__Given data__:
# # # # # # #
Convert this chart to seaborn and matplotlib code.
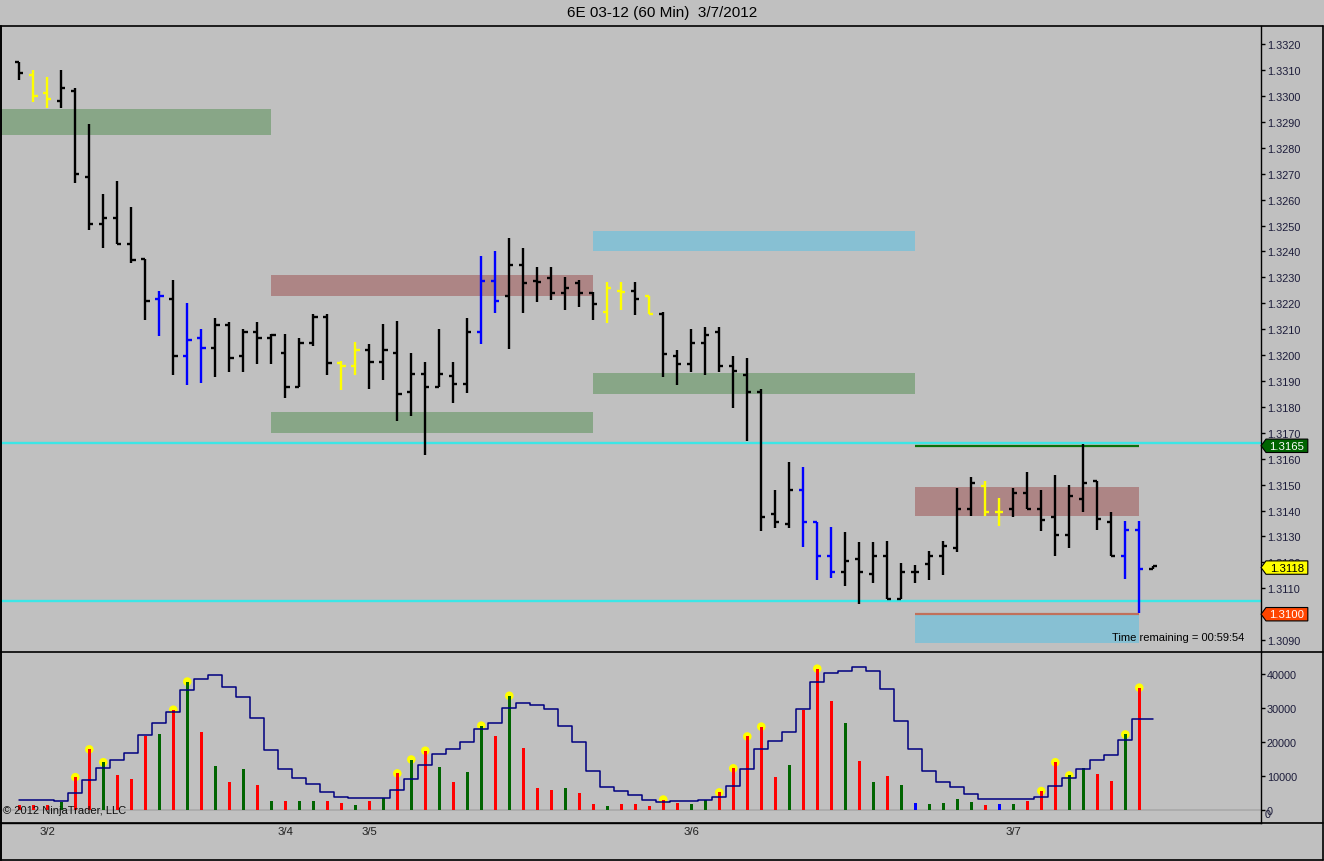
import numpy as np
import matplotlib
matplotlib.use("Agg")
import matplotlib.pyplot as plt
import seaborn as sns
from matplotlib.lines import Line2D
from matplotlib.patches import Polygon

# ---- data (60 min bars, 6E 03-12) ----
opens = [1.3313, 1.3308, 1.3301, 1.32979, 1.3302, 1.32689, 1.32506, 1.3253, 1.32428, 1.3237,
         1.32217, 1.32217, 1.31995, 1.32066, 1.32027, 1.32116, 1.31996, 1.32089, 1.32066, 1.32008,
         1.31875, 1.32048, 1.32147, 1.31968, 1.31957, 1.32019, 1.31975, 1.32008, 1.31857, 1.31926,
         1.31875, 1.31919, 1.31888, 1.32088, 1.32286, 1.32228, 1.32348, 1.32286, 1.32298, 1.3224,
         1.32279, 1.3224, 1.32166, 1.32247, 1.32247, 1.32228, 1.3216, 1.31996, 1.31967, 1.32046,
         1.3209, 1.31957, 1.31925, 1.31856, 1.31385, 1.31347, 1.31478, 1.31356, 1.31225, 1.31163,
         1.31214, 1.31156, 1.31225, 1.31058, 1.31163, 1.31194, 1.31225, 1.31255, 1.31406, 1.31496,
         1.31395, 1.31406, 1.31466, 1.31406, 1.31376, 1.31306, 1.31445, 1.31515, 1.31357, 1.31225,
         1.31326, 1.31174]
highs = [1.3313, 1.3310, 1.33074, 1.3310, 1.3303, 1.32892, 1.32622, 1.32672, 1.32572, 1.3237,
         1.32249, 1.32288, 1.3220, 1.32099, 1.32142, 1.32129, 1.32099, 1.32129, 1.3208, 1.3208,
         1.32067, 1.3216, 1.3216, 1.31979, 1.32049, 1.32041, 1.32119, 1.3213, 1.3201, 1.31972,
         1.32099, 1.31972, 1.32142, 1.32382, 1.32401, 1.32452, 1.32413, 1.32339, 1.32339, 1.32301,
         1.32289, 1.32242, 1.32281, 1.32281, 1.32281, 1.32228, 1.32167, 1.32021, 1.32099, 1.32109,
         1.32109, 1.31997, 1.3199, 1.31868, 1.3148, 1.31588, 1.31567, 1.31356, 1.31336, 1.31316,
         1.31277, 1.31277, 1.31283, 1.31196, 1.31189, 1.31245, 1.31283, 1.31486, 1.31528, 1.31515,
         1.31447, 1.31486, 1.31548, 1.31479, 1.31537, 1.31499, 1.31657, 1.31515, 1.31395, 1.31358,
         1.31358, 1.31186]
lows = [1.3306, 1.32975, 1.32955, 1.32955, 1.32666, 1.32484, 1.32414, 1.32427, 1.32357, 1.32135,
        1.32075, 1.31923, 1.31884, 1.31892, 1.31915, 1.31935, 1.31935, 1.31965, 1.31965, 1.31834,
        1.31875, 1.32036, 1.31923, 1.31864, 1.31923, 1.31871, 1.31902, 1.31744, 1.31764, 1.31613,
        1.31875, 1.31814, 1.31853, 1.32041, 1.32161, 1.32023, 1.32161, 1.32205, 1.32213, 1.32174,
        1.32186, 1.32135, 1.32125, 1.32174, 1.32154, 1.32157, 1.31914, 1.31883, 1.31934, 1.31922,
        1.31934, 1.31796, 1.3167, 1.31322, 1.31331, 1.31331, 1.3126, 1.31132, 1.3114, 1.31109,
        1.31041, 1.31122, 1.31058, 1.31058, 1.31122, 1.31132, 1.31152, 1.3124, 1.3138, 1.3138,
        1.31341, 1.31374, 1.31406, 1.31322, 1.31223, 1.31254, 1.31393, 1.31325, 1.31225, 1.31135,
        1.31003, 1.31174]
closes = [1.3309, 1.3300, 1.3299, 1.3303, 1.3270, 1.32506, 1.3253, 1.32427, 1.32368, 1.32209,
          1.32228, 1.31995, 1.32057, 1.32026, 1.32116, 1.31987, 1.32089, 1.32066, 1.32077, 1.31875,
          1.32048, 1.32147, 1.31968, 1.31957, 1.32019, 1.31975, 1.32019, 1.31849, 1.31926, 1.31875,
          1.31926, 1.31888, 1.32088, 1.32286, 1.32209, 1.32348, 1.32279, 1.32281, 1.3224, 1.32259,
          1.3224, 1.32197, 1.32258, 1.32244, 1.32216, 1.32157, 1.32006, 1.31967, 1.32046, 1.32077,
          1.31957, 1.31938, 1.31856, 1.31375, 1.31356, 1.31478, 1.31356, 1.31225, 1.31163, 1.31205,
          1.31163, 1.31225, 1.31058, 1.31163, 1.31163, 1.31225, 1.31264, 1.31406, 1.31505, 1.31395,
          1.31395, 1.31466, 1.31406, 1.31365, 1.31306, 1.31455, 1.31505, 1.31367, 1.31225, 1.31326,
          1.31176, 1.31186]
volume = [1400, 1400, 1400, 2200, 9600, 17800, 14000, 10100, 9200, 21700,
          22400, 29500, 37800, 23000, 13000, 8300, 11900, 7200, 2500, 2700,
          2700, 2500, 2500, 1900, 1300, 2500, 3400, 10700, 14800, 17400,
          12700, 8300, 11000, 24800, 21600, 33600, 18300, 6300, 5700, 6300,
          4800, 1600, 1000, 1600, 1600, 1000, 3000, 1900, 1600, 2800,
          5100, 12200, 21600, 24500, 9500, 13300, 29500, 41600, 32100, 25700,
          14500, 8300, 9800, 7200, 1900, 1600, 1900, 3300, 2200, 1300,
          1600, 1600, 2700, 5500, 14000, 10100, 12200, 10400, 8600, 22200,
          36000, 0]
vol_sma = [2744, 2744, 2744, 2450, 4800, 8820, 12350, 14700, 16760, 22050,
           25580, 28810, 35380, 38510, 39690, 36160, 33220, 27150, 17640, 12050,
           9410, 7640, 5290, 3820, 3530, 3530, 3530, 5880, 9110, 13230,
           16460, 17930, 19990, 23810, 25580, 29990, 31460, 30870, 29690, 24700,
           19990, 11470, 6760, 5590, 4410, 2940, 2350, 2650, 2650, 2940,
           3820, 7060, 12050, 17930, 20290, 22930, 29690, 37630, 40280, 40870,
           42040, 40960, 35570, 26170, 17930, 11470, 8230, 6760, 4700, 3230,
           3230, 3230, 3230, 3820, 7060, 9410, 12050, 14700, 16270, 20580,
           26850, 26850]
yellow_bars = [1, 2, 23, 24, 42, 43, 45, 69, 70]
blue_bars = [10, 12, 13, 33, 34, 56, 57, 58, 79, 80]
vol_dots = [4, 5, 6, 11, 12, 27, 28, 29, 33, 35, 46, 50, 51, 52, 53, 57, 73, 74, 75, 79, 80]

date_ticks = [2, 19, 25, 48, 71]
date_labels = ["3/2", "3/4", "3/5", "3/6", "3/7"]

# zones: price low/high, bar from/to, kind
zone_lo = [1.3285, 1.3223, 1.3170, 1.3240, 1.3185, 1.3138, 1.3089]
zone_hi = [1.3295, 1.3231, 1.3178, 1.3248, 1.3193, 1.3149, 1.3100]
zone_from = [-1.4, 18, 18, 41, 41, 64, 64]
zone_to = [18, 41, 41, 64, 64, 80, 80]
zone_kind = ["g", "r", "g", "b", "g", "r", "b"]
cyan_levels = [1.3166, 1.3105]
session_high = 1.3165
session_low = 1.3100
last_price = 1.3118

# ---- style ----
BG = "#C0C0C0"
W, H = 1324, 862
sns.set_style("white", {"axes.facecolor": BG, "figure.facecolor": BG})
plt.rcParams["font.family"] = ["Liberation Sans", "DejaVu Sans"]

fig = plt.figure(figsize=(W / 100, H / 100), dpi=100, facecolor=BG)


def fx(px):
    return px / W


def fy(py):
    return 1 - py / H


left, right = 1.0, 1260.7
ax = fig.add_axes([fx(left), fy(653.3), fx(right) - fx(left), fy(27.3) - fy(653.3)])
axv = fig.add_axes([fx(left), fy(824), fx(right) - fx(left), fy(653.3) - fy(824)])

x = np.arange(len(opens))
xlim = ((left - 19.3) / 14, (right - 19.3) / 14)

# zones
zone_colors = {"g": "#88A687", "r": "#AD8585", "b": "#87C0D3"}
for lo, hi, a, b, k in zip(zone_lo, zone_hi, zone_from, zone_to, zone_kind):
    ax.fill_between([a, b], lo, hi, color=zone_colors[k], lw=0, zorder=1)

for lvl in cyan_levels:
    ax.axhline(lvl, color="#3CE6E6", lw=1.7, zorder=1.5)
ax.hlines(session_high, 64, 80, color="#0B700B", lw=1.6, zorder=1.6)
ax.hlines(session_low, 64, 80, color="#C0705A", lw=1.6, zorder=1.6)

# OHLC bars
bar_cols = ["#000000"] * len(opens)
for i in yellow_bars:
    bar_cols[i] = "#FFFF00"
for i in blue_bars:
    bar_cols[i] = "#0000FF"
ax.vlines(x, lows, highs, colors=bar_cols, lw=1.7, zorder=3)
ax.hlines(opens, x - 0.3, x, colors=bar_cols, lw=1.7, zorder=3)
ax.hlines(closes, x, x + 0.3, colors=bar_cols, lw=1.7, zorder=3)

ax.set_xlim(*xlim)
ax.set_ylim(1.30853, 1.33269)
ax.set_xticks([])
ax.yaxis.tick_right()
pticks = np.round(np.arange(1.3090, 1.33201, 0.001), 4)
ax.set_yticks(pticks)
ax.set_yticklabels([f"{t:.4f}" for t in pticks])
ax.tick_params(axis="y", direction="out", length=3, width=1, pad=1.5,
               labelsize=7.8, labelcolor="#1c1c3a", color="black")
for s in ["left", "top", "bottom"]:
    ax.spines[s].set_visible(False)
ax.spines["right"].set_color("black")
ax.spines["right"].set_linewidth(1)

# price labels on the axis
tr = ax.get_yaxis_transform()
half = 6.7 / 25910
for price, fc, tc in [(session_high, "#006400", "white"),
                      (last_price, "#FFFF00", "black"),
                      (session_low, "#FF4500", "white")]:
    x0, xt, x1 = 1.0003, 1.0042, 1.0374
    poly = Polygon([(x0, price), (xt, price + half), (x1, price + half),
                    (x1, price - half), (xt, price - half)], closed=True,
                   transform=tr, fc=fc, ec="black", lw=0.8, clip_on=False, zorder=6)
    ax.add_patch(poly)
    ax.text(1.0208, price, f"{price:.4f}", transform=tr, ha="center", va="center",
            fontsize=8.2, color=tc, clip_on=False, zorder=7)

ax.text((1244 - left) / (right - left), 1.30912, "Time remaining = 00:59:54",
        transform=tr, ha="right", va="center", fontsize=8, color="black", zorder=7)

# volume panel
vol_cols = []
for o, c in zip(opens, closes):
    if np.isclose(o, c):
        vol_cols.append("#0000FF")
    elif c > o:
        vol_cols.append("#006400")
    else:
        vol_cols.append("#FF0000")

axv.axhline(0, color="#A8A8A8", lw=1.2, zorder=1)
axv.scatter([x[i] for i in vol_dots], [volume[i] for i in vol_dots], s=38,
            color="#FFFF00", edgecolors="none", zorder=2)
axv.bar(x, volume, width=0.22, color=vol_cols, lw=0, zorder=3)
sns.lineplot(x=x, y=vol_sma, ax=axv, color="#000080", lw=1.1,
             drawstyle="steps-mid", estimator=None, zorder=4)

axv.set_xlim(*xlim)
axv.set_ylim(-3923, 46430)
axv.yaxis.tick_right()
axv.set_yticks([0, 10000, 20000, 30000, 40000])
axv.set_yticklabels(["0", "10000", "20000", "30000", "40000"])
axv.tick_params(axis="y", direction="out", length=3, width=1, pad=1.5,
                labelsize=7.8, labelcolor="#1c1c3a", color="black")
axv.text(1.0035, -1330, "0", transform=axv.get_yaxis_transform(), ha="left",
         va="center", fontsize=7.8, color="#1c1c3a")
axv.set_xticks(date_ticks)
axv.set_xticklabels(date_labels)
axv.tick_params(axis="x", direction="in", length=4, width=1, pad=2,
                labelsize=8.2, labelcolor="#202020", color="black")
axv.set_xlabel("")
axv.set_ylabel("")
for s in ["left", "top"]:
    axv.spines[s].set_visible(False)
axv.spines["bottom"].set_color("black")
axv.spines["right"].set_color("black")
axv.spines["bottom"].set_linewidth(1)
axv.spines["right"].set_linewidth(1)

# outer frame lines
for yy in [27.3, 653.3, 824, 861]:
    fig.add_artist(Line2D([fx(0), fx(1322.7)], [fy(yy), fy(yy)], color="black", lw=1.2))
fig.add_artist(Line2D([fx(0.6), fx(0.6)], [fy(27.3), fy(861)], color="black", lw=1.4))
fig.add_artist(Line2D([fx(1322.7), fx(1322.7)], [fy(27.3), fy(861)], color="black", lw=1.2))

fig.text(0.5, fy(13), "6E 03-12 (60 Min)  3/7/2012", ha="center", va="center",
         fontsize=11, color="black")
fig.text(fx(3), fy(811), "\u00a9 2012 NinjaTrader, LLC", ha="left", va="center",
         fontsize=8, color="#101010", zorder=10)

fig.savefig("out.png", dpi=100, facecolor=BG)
# # # # # # #
__Aim__: Leave out any pictures, please, and quote only the lines from the top of the data through the line that contains "from matplotlib.patches import Polygon".

__Answer to this task__:
Convert this chart to seaborn and matplotlib code.
import numpy as np
import matplotlib
matplotlib.use("Agg")
import matplotlib.pyplot as plt
import seaborn as sns
from matplotlib.lines import Line2D
from matplotlib.patches import Polygon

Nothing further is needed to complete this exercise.